QCinema 2021 | Memoria

 

(the following review is an extended version of a review originally posted on Letterboxd.)

When I was in first or second grade, I got a hold of a tape recorder. Initially intended for use by my father for work purposes, he quickly forgot about it. My cousins and I used that recorder to make jokes and mess around, but looking back almost 30 years later, it now stands as an indelible record of that time. One of the things we did with that recorder was interview random people in the large ancestral home we spent our summers in. Most of the people we talked to in these tapes are already dead, and listening to their voices many years later feels disconnected from my own recollections of those people. Memory is plastic, molded and shaped by our own subjectivity, then slowly eroded through time.

In Memoria, the search for meaning behind strange noises in the night becomes a personal, metaphysical excavation of one's self, then transforms once again into an exploration of how memory, when shared, leads to completely different experiences, and lets us tap into something larger than ourselves: a sort of collective memory, blood, sweat and tears seeping into the earth.

Jessica (Tilda Swinton) is awakened by a mysterious sound. We are not told what the sound is, and it seems only she can hear it. It is an experience that seems exclusively hers. Her distress becomes curiosity, as she tries to recreate the sound - by recreating it, perhaps she can also share it. She tries to communicate this feeling, this experience, first with a sound engineer named Hernan (Juan Pablo Urrego) and she succeeds, although even then there is something slightly off. Nevertheless, a connection has been made between the two of them.

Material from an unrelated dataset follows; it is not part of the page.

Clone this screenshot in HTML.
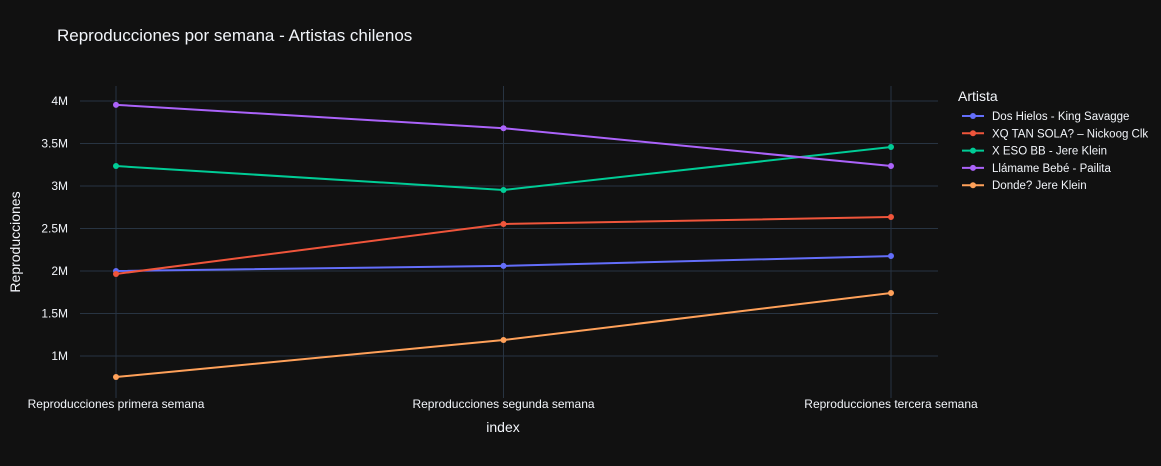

There was a time in college when I underwent a particularly traumatic experience. I was being harshly scolded one way or another, by myself or a group of us, directly or indirectly, by someone else - maybe a single person or a group of people. I do not remember the details, nor the words they spoke to me. But until now, I remember the cadence of their harsh words, and what I felt in response to it.

Sound can both be a vessel for memory and mode of transmission. When a memory, like sound, is shared or experienced, it passes through the recipient, resonating with their own life experiences, creating something different every time. The director and cast have mentioned how this is a film about trauma, and I get it. Those who have been traumatized are reliving a painful memory, and when they relate that to someone else, those people may empathize with that pain, but they may never perfectly understand it. However, what I just said is only Joe and Tilda's interpretation of the film, in other words, that's only how the film resonates with their own experiences.  

In that collective shared memory, whether preserved through sound, music, or the bone fragments of people long dead, we gain perspective, a sense of reality, and even empathy. We are not told of Jessica's pain, if she even has something like that. We are not told of her past experiences, or if her sister is involved with the creation of that sound, or if she is escaping or reliving her own trauma instead of someone else's. But still, we try to understand. The memory itself may not be as important as what it invokes in us. 

In a different, maybe broader sense, it says something about cinema itself - cinema as an externalization of memory resonates with our own life experiences, making us remember trauma, or grief, or profound happiness and contentment. In fact, look at any aggregation of discourse on the film and see how varied the responses are to the film - awe or indifference, depending on who you ask, all of them grasping for some truth or meaning that may only feel true and meaningful to them. But if memory (or cinema, for that matter, like in this case) does make a connection, somehow - then strange and wonderful things can happen.